DATASET CONTENT
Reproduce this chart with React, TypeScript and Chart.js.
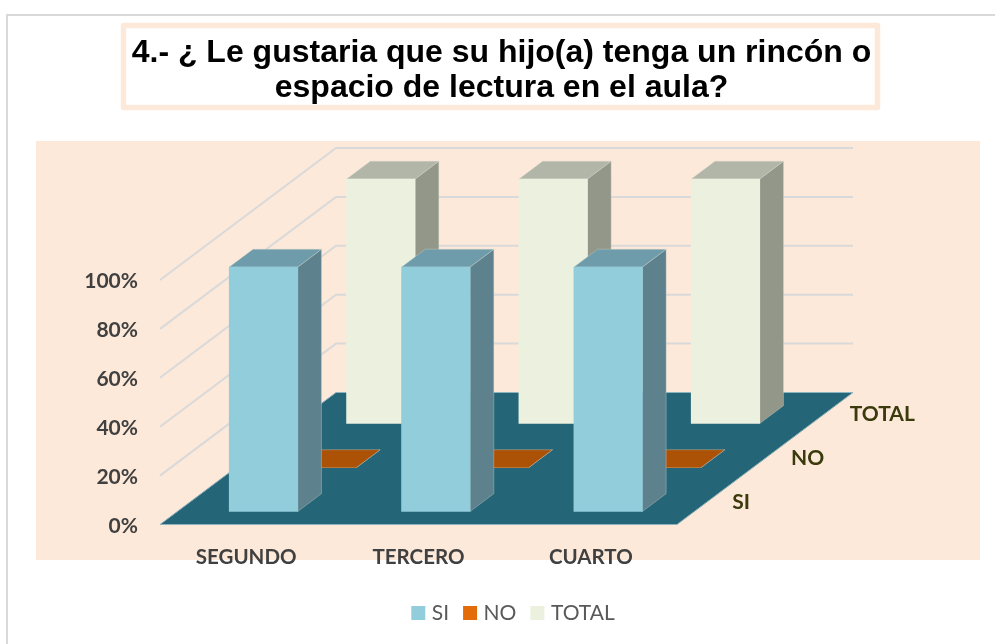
import React, { useEffect, useRef } from "react";
import { Chart, registerables } from "chart.js";

Chart.register(...registerables);

const categories = ["SEGUNDO", "TERCERO", "CUARTO"];
const seriesLabels = ["SI", "NO", "TOTAL"];
const siValues = [1, 1, 1];
const noValues = [0, 0, 0];
const totalValues = [1, 1, 1];
const titleLines = [
  "4.- ¿ Le gustaria que su hijo(a) tenga un rincón o",
  "espacio de lectura en el aula?",
];

const frontColors = ["#92CDDC", "#E36C09", "#EBF1DE"];
const topColors = ["#6F9CAA", "#AC5207", "#B2B6A8"];
const sideColors = ["#5E828D", "#8A4A0A", "#93978A"];

const PEACH = "#FDE9D9";
const FLOOR = "#246577";
const GRID = "#D9D9D9";
const DEPTH_X = 176;
const DEPTH_Y = -132;
const FRONT_GAP = 0.295;
const BAR_DEPTH = 0.405;

const poly = (ctx: any, pts: number[][], fill: string, stroke?: string) => {
  ctx.beginPath();
  pts.forEach((p, i) => (i ? ctx.lineTo(p[0], p[1]) : ctx.moveTo(p[0], p[1])));
  ctx.closePath();
  ctx.fillStyle = fill;
  ctx.fill();
  if (stroke) {
    ctx.strokeStyle = stroke;
    ctx.lineWidth = 1;
    ctx.stroke();
  }
};

const rowX = DEPTH_X / seriesLabels.length;
const rowY = DEPTH_Y / seriesLabels.length;

const scene3d = {
  id: "scene3d",
  afterLayout(chart: any) {
    const shift = (box: any, d: number) => {
      if (box) {
        box.left += d;
        box.right += d;
      }
    };
    shift(chart.titleBlock, 4);
    shift(chart.legend, 17.5);
  },
  beforeDraw(chart: any) {
    const { ctx, width, height } = chart;
    ctx.save();
    ctx.fillStyle = "#FFFFFF";
    ctx.fillRect(0, 0, width, height);
    ctx.fillStyle = "#D9D9D9";
    ctx.fillRect(6, 14, width - 6, 2);
    ctx.fillRect(6, 14, 2, height - 14);
    ctx.fillStyle = PEACH;
    ctx.fillRect(36, 141, 944, 419);
    ctx.strokeStyle = PEACH;
    ctx.lineWidth = 5.5;
    ctx.lineJoin = "round";
    ctx.strokeRect(123.5, 25.5, 754, 82);
    ctx.restore();
  },
  beforeDatasetsDraw(chart: any) {
    const { ctx, scales } = chart;
    const { x, y } = scales;
    const left = x.left;
    const right = x.right;
    const bottom = y.getPixelForValue(0);
    ctx.save();
    ctx.strokeStyle = GRID;
    ctx.lineWidth = 2;
    y.ticks.forEach((t: any) => {
      if (t.value <= 0) return;
      const py = y.getPixelForValue(t.value);
      ctx.beginPath();
      ctx.moveTo(left, py);
      ctx.lineTo(left + DEPTH_X, py + DEPTH_Y);
      ctx.lineTo(right + DEPTH_X, py + DEPTH_Y);
      ctx.stroke();
    });
    poly(
      ctx,
      [
        [left, bottom],
        [right, bottom],
        [right + DEPTH_X, bottom + DEPTH_Y],
        [left + DEPTH_X, bottom + DEPTH_Y],
      ],
      FLOOR,
      "#8FB3BD"
    );
    ctx.font = "bold 21px Lato";
    ctx.fillStyle = "#3A3A0C";
    ctx.textAlign = "left";
    ctx.textBaseline = "middle";
    seriesLabels.forEach((label, i) => {
      ctx.fillText(
        label,
        right + (i + 0.5) * rowX + 26,
        bottom + (i + 0.5) * rowY
      );
    });
    ctx.restore();
  },
  beforeDatasetDraw(chart: any, args: any) {
    const { ctx } = chart;
    const i = args.index;
    const dx = (i + FRONT_GAP) * rowX;
    const dy = (i + FRONT_GAP) * rowY;
    const sx = BAR_DEPTH * rowX;
    const sy = BAR_DEPTH * rowY;
    ctx.save();
    ctx.translate(dx, dy);
    args.meta.data.forEach((el: any) => {
      const { x, y, base, width } = el.getProps(["x", "y", "base", "width"], true);
      const l = x - width / 2;
      const r = x + width / 2;
      poly(
        ctx,
        [
          [r, y],
          [r + sx, y + sy],
          [r + sx, base + sy],
          [r, base],
        ],
        sideColors[i],
        "rgba(210,215,205,0.35)"
      );
      poly(
        ctx,
        [
          [l, y],
          [r, y],
          [r + sx, y + sy],
          [l + sx, y + sy],
        ],
        topColors[i],
        "rgba(210,215,205,0.35)"
      );
    });
  },
  afterDatasetDraw(chart: any) {
    chart.ctx.restore();
  },
};

export default function App() {
  const ref = useRef<HTMLCanvasElement>(null);

  useEffect(() => {
    const values = [siValues, noValues, totalValues];
    const chart = new Chart(ref.current as any, {
      type: "bar",
      data: {
        labels: categories,
        datasets: seriesLabels.map((label, i) => ({
          label,
          data: values[i],
          backgroundColor: frontColors[i],
          borderWidth: 0,
          barThickness: 68.5,
          grouped: false,
          clip: false,
        })),
      } as any,
      plugins: [scene3d],
      options: {
        responsive: false,
        animation: false,
        events: [],
        layout: { padding: { bottom: 10.5 } },
        scales: {
          x: {
            type: "category",
            grid: { display: false, drawTicks: false },
            border: { display: false },
            ticks: {
              color: "#404040",
              font: { family: "Lato", size: 20.5, weight: "bold" },
              padding: 21,
              maxRotation: 0,
              autoSkip: false,
            },
            afterFit(scale: any) {
              scale.height = 60;
            },
          },
          y: {
            type: "linear",
            min: 0,
            max: 1,
            grid: { display: false, drawTicks: false },
            border: { display: false },
            ticks: {
              stepSize: 0.2,
              color: "#404040",
              font: { family: "Lato", size: 21, weight: "bold" },
              padding: 22,
              labelOffset: 1.5,
              callback: (v: any) => `${Math.round(Number(v) * 100)}%`,
            },
            afterFit(scale: any) {
              scale.width = 160;
            },
          },
          depth: {
            type: "category",
            axis: "y",
            position: "right",
            labels: seriesLabels,
            grid: { display: false, drawTicks: false },
            border: { display: false },
            ticks: { display: false },
            afterFit(scale: any) {
              scale.width = 318;
            },
          },
        },
        plugins: {
          title: {
            display: true,
            text: titleLines,
            color: "#000000",
            font: {
              family: "'Liberation Sans', Arial, sans-serif",
              size: 32,
              weight: "bold",
              lineHeight: 35 / 32,
            },
            padding: { top: 36, bottom: 174 },
          },
          legend: {
            display: true,
            position: "bottom",
            labels: {
              usePointStyle: true,
              pointStyle: "rect",
              boxWidth: 6,
              boxHeight: 14,
              padding: 18,
              color: "#595959",
              font: { family: "Lato", size: 21 },
            },
          },
          tooltip: { enabled: false },
        },
      } as any,
    });
    return () => chart.destroy();
  }, []);

  return (
    <canvas
      ref={ref}
      width={995}
      height={644}
      style={{ position: "absolute", left: 0, top: 0, display: "block" }}
    />
  );
}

YOUR GOAL
Return only the lines running from the top of the data to the line that holds "const BAR_DEPTH = 0.405;". Include both of those lines, but skip the pictures.

WRITTEN ANSWER
Reproduce this chart with React, TypeScript and Chart.js.
import React, { useEffect, useRef } from "react";
import { Chart, registerables } from "chart.js";

Chart.register(...registerables);

const categories = ["SEGUNDO", "TERCERO", "CUARTO"];
const seriesLabels = ["SI", "NO", "TOTAL"];
const siValues = [1, 1, 1];
const noValues = [0, 0, 0];
const totalValues = [1, 1, 1];
const titleLines = [
  "4.- ¿ Le gustaria que su hijo(a) tenga un rincón o",
  "espacio de lectura en el aula?",
];

const frontColors = ["#92CDDC", "#E36C09", "#EBF1DE"];
const topColors = ["#6F9CAA", "#AC5207", "#B2B6A8"];
const sideColors = ["#5E828D", "#8A4A0A", "#93978A"];

const PEACH = "#FDE9D9";
const FLOOR = "#246577";
const GRID = "#D9D9D9";
const DEPTH_X = 176;
const DEPTH_Y = -132;
const FRONT_GAP = 0.295;
const BAR_DEPTH = 0.405;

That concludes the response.